**Directions**
All the data should be repeated exactly. Any image in it is left out.

::::

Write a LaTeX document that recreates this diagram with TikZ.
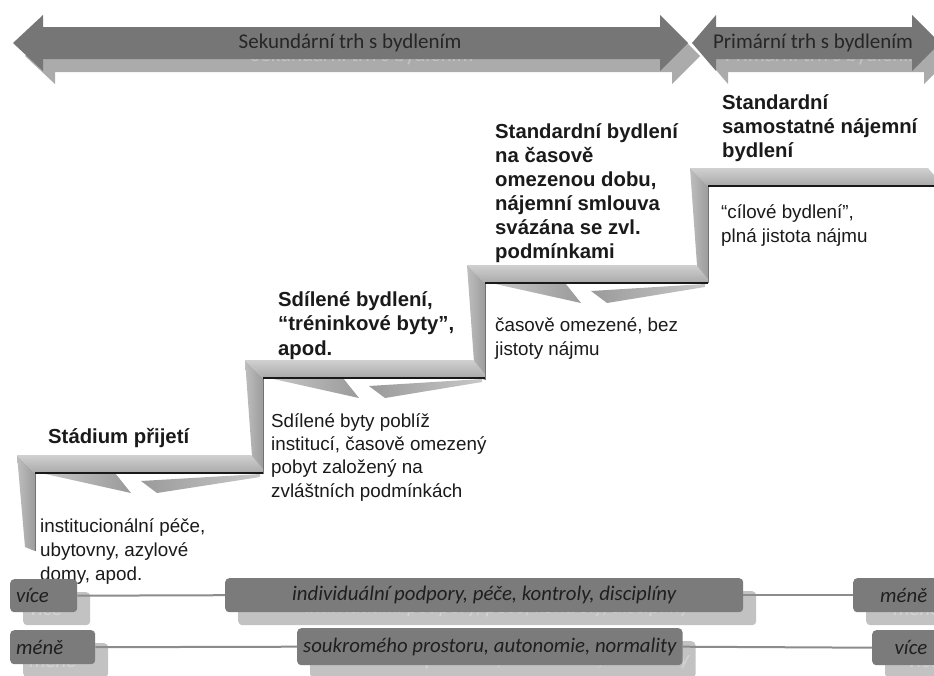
\documentclass[tikz,border=0pt]{standalone}
\usepackage{fontspec}
\setmainfont{Liberation Sans}
\newfontfamily\calib{Carlito}
\definecolor{arrdark}{HTML}{767676}
\definecolor{arrlight}{HTML}{ABABAB}
\definecolor{arrghost}{HTML}{C4C4C4}
\definecolor{boxdark}{HTML}{7B7B7B}
\definecolor{boxlight}{HTML}{C2C2C2}
\definecolor{boxghost}{HTML}{D4D4D4}
\definecolor{bandtop}{HTML}{D0D0D0}
\definecolor{bandbot}{HTML}{A9A9A9}
\definecolor{bartl}{HTML}{BEBEBE}
\definecolor{bartr}{HTML}{9C9C9C}
\definecolor{flapA}{HTML}{C8C8C8}
\definecolor{flapB}{HTML}{9A9A9A}
\definecolor{linegrey}{HTML}{8C8C8C}
\definecolor{txt}{HTML}{1A1A1A}
\newcommand\stairbar[4]{%
  \shade[left color=bartl, right color=bartr] (#1,#2) -- (#1+18,#2+18) -- (#1+18,#4) -- (#1+8,#4-4) -- cycle;}
\newcommand\stairband[3]{%
  \shade[top color=bandtop, bottom color=bandbot] (#1,#2) -- (#3-12,#2) -- (#3,#2+14) -- (#3,#2+18) -- (#1+18,#2+18) -- cycle;}
\newcommand\stairflaps[3]{%
  \shade[left color=flapA, right color=flapB] (#1+24,#2) -- (#1+98,#2) -- (#1+114,#2+20) -- cycle;
  \shade[left color=flapB, right color=flapA] (#1+124,#2+8) -- (#3-3,#2+1) -- (#3-3,#2+4) -- (#1+140,#2+20) -- cycle;}
\newcommand\stairline[4]{%
  \draw[edgeline, draw=black!55, line width=0.8pt] (#1+18,#4) -- (#1+18,#2+18);
  \draw[edgeline] (#1+18,#2+18) -- (#3,#2+18);}
\newcommand\dblarrow[5]{%
  \fill[#5] (#1,43) -- (#2,15) -- (#2,27) -- (#3,27) -- (#3,15) -- (#4,43) -- (#3,71) -- (#3,59) -- (#2,59) -- (#2,71) -- cycle;}
\begin{document}
\begin{tikzpicture}[x=1pt,y=-1pt,
  edgeline/.style={draw=black!90, line width=1.1pt},
  arrtext/.style={font=\calib\fontsize{21}{24}\selectfont, text=black!85, inner sep=0pt},
  ghosttext/.style={font=\calib\fontsize{21}{24}\selectfont, text=arrghost, inner sep=0pt},
  boldtext/.style={font=\bfseries\fontsize{20.3}{24}\selectfont, align=left, anchor=base west, inner sep=0pt, text=txt},
  regtext/.style={font=\fontsize{18.8}{24}\selectfont, align=left, anchor=base west, inner sep=0pt, text=txt},
  boxbase/.style={rounded corners=4pt, inner xsep=6pt, inner ysep=0pt, anchor=north west,
     font=\calib\itshape\fontsize{20.8}{22}\selectfont},
  mainbox/.style={boxbase, fill=boxdark, text=black!88},
  shadowbox/.style={boxbase, fill=boxlight, text=boxghost},
  conn/.style={draw=linegrey, line width=2pt}
]
\useasboundingbox (0,0) rectangle (934,675);
\clip (0,0) rectangle (934,675);
\fill[white] (0,0) rectangle (934,675);

% ---------- top arrows ----------
\begin{scope}[shift={(12,13)}]
  \dblarrow{692}{716}{912}{940}{arrlight}
  \node[ghosttext] (prims) at (813,43) {Primární trh s bydlením};
\end{scope}
\dblarrow{692}{716}{912}{940}{arrdark}
\node[arrtext] (prim) at (813,43) {Primární trh s bydlením};
\begin{scope}[shift={(12,13)}]
  \dblarrow{13}{43}{660}{688}{arrlight}
  \node[ghosttext] (seks) at (350,43) {Sekundární trh s bydlením};
\end{scope}
\dblarrow{13}{43}{660}{688}{arrdark}
\node[arrtext] (sek) at (350,43) {Sekundární trh s bydlením};

% ---------- staircase ----------
% step 4
\stairbar{690}{168}{940}{283}
\stairband{690}{168}{940}
\stairline{690}{168}{940}{283}
% step 3
\stairbar{467}{265}{708}{380}
\stairband{467}{265}{708}
\stairflaps{467}{283}{708}
\stairline{467}{265}{708}{380}
% step 2
\stairbar{245}{360}{485}{474}
\stairband{245}{360}{485}
\stairflaps{245}{378}{485}
\stairline{245}{360}{485}{474}
% step 1
\stairbar{17}{455}{263}{551}
\stairband{17}{455}{263}
\stairflaps{17}{473}{263}
\stairline{17}{455}{263}{551}

% ---------- texts (anchor = baseline of the last line) ----------
\node[boldtext] (t1) at (48,443) {Stádium přijetí};
\node[regtext, font=\fontsize{18.8}{24}\selectfont] (d1) at (40,580) {institucionální péče,\\ubytovny, azylové\\domy, apod.};
\node[boldtext, font=\bfseries\fontsize{20.3}{24.5}\selectfont] (t2) at (278,355) {Sdílené bydlení,\\“tréninkové byty”,\\apod.};
\node[regtext, font=\fontsize{18.8}{23.3}\selectfont] (d2) at (271,497) {Sdílené byty poblíž\\institucí, časově omezený\\pobyt založený na\\zvláštních podmínkách};
\node[boldtext] (t3) at (495,258) {Standardní bydlení\\na časově\\omezenou dobu,\\nájemní smlouva\\svázána se zvl.\\podmínkami};
\node[regtext] (d3) at (495,355) {časově omezené, bez\\jistoty nájmu};
\node[boldtext] (t4) at (722,157) {Standardní\\samostatné nájemní\\bydlení};
\node[regtext] (d4) at (721,242) {“cílové bydlení”,\\plná jistota nájmu};

% ---------- bottom rows ----------
% shadows
\node[shadowbox, minimum height=33pt, text width=55pt, align=left] (vice1s) at (23,592) {více};
\node[shadowbox, minimum height=34pt, minimum width=518pt, align=center] (mid1s) at (238,591) {individuální podpory, péče, kontroly, disciplíny};
\node[shadowbox, minimum height=34pt, text width=80pt, align=right] (mene1s) at (866,591) {méně\hspace*{12pt}};
\node[shadowbox, minimum height=34pt, text width=73pt, align=left] (mene2s) at (23,643) {méně};
\node[shadowbox, minimum height=37pt, minimum width=383pt, align=center] (mid2s) at (310,641) {soukromého prostoru, autonomie, normality};
\node[shadowbox, minimum height=35pt, text width=70pt, align=right] (vice2s) at (885,643) {více\hspace*{21pt}};
% main boxes
\node[mainbox, minimum height=33pt, text width=55pt, align=left] (vice1) at (10,579) {více};
\node[mainbox, minimum height=34pt, minimum width=518pt, align=center] (mid1) at (225,578) {individuální podpory, péče, kontroly, disciplíny};
\node[mainbox, minimum height=34pt, text width=80pt, align=right] (mene1) at (853,578) {méně\hspace*{12pt}};
\node[mainbox, minimum height=34pt, text width=73pt, align=left] (mene2) at (10,630) {méně};
\node[mainbox, minimum height=37pt, minimum width=383pt, align=center] (mid2) at (297,628) {soukromého prostoru, autonomie, normality};
\node[mainbox, minimum height=35pt, text width=70pt, align=right] (vice2) at (872,630) {více\hspace*{21pt}};
% connectors
\draw[conn] (vice1.east) -- (mid1.west);
\draw[conn] (mid1.east) -- (mene1.west);
\draw[conn] (mene2.east) -- (mid2.west);
\draw[conn] (mid2.east) -- (vice2.west);
\end{tikzpicture}
\end{document}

::::

**Response to the exercise**
Write a LaTeX document that recreates this diagram with TikZ.
\documentclass[tikz,border=0pt]{standalone}
\usepackage{fontspec}
\setmainfont{Liberation Sans}
\newfontfamily\calib{Carlito}
\definecolor{arrdark}{HTML}{767676}
\definecolor{arrlight}{HTML}{ABABAB}
\definecolor{arrghost}{HTML}{C4C4C4}
\definecolor{boxdark}{HTML}{7B7B7B}
\definecolor{boxlight}{HTML}{C2C2C2}
\definecolor{boxghost}{HTML}{D4D4D4}
\definecolor{bandtop}{HTML}{D0D0D0}
\definecolor{bandbot}{HTML}{A9A9A9}
\definecolor{bartl}{HTML}{BEBEBE}
\definecolor{bartr}{HTML}{9C9C9C}
\definecolor{flapA}{HTML}{C8C8C8}
\definecolor{flapB}{HTML}{9A9A9A}
\definecolor{linegrey}{HTML}{8C8C8C}
\definecolor{txt}{HTML}{1A1A1A}
\newcommand\stairbar[4]{%
  \shade[left color=bartl, right color=bartr] (#1,#2) -- (#1+18,#2+18) -- (#1+18,#4) -- (#1+8,#4-4) -- cycle;}
\newcommand\stairband[3]{%
  \shade[top color=bandtop, bottom color=bandbot] (#1,#2) -- (#3-12,#2) -- (#3,#2+14) -- (#3,#2+18) -- (#1+18,#2+18) -- cycle;}
\newcommand\stairflaps[3]{%
  \shade[left color=flapA, right color=flapB] (#1+24,#2) -- (#1+98,#2) -- (#1+114,#2+20) -- cycle;
  \shade[left color=flapB, right color=flapA] (#1+124,#2+8) -- (#3-3,#2+1) -- (#3-3,#2+4) -- (#1+140,#2+20) -- cycle;}
\newcommand\stairline[4]{%
  \draw[edgeline, draw=black!55, line width=0.8pt] (#1+18,#4) -- (#1+18,#2+18);
  \draw[edgeline] (#1+18,#2+18) -- (#3,#2+18);}
\newcommand\dblarrow[5]{%
  \fill[#5] (#1,43) -- (#2,15) -- (#2,27) -- (#3,27) -- (#3,15) -- (#4,43) -- (#3,71) -- (#3,59) -- (#2,59) -- (#2,71) -- cycle;}
\begin{document}
\begin{tikzpicture}[x=1pt,y=-1pt,
  edgeline/.style={draw=black!90, line width=1.1pt},
  arrtext/.style={font=\calib\fontsize{21}{24}\selectfont, text=black!85, inner sep=0pt},
  ghosttext/.style={font=\calib\fontsize{21}{24}\selectfont, text=arrghost, inner sep=0pt},
  boldtext/.style={font=\bfseries\fontsize{20.3}{24}\selectfont, align=left, anchor=base west, inner sep=0pt, text=txt},
  regtext/.style={font=\fontsize{18.8}{24}\selectfont, align=left, anchor=base west, inner sep=0pt, text=txt},
  boxbase/.style={rounded corners=4pt, inner xsep=6pt, inner ysep=0pt, anchor=north west,
     font=\calib\itshape\fontsize{20.8}{22}\selectfont},
  mainbox/.style={boxbase, fill=boxdark, text=black!88},
  shadowbox/.style={boxbase, fill=boxlight, text=boxghost},
  conn/.style={draw=linegrey, line width=2pt}
]
\useasboundingbox (0,0) rectangle (934,675);
\clip (0,0) rectangle (934,675);
\fill[white] (0,0) rectangle (934,675);

% ---------- top arrows ----------
\begin{scope}[shift={(12,13)}]
  \dblarrow{692}{716}{912}{940}{arrlight}
  \node[ghosttext] (prims) at (813,43) {Primární trh s bydlením};
\end{scope}
\dblarrow{692}{716}{912}{940}{arrdark}
\node[arrtext] (prim) at (813,43) {Primární trh s bydlením};
\begin{scope}[shift={(12,13)}]
  \dblarrow{13}{43}{660}{688}{arrlight}
  \node[ghosttext] (seks) at (350,43) {Sekundární trh s bydlením};
\end{scope}
\dblarrow{13}{43}{660}{688}{arrdark}
\node[arrtext] (sek) at (350,43) {Sekundární trh s bydlením};

% ---------- staircase ----------
% step 4
\stairbar{690}{168}{940}{283}
\stairband{690}{168}{940}
\stairline{690}{168}{940}{283}
% step 3
\stairbar{467}{265}{708}{380}
\stairband{467}{265}{708}
\stairflaps{467}{283}{708}
\stairline{467}{265}{708}{380}
% step 2
\stairbar{245}{360}{485}{474}
\stairband{245}{360}{485}
\stairflaps{245}{378}{485}
\stairline{245}{360}{485}{474}
% step 1
\stairbar{17}{455}{263}{551}
\stairband{17}{455}{263}
\stairflaps{17}{473}{263}
\stairline{17}{455}{263}{551}

% ---------- texts (anchor = baseline of the last line) ----------
\node[boldtext] (t1) at (48,443) {Stádium přijetí};
\node[regtext, font=\fontsize{18.8}{24}\selectfont] (d1) at (40,580) {institucionální péče,\\ubytovny, azylové\\domy, apod.};
\node[boldtext, font=\bfseries\fontsize{20.3}{24.5}\selectfont] (t2) at (278,355) {Sdílené bydlení,\\“tréninkové byty”,\\apod.};
\node[regtext, font=\fontsize{18.8}{23.3}\selectfont] (d2) at (271,497) {Sdílené byty poblíž\\institucí, časově omezený\\pobyt založený na\\zvláštních podmínkách};
\node[boldtext] (t3) at (495,258) {Standardní bydlení\\na časově\\omezenou dobu,\\nájemní smlouva\\svázána se zvl.\\podmínkami};
\node[regtext] (d3) at (495,355) {časově omezené, bez\\jistoty nájmu};
\node[boldtext] (t4) at (722,157) {Standardní\\samostatné nájemní\\bydlení};
\node[regtext] (d4) at (721,242) {“cílové bydlení”,\\plná jistota nájmu};

% ---------- bottom rows ----------
% shadows
\node[shadowbox, minimum height=33pt, text width=55pt, align=left] (vice1s) at (23,592) {více};
\node[shadowbox, minimum height=34pt, minimum width=518pt, align=center] (mid1s) at (238,591) {individuální podpory, péče, kontroly, disciplíny};
\node[shadowbox, minimum height=34pt, text width=80pt, align=right] (mene1s) at (866,591) {méně\hspace*{12pt}};
\node[shadowbox, minimum height=34pt, text width=73pt, align=left] (mene2s) at (23,643) {méně};
\node[shadowbox, minimum height=37pt, minimum width=383pt, align=center] (mid2s) at (310,641) {soukromého prostoru, autonomie, normality};
\node[shadowbox, minimum height=35pt, text width=70pt, align=right] (vice2s) at (885,643) {více\hspace*{21pt}};
% main boxes
\node[mainbox, minimum height=33pt, text width=55pt, align=left] (vice1) at (10,579) {více};
\node[mainbox, minimum height=34pt, minimum width=518pt, align=center] (mid1) at (225,578) {individuální podpory, péče, kontroly, disciplíny};
\node[mainbox, minimum height=34pt, text width=80pt, align=right] (mene1) at (853,578) {méně\hspace*{12pt}};
\node[mainbox, minimum height=34pt, text width=73pt, align=left] (mene2) at (10,630) {méně};
\node[mainbox, minimum height=37pt, minimum width=383pt, align=center] (mid2) at (297,628) {soukromého prostoru, autonomie, normality};
\node[mainbox, minimum height=35pt, text width=70pt, align=right] (vice2) at (872,630) {více\hspace*{21pt}};
% connectors
\draw[conn] (vice1.east) -- (mid1.west);
\draw[conn] (mid1.east) -- (mene1.west);
\draw[conn] (mene2.east) -- (mid2.west);
\draw[conn] (mid2.east) -- (vice2.west);
\end{tikzpicture}
\end{document}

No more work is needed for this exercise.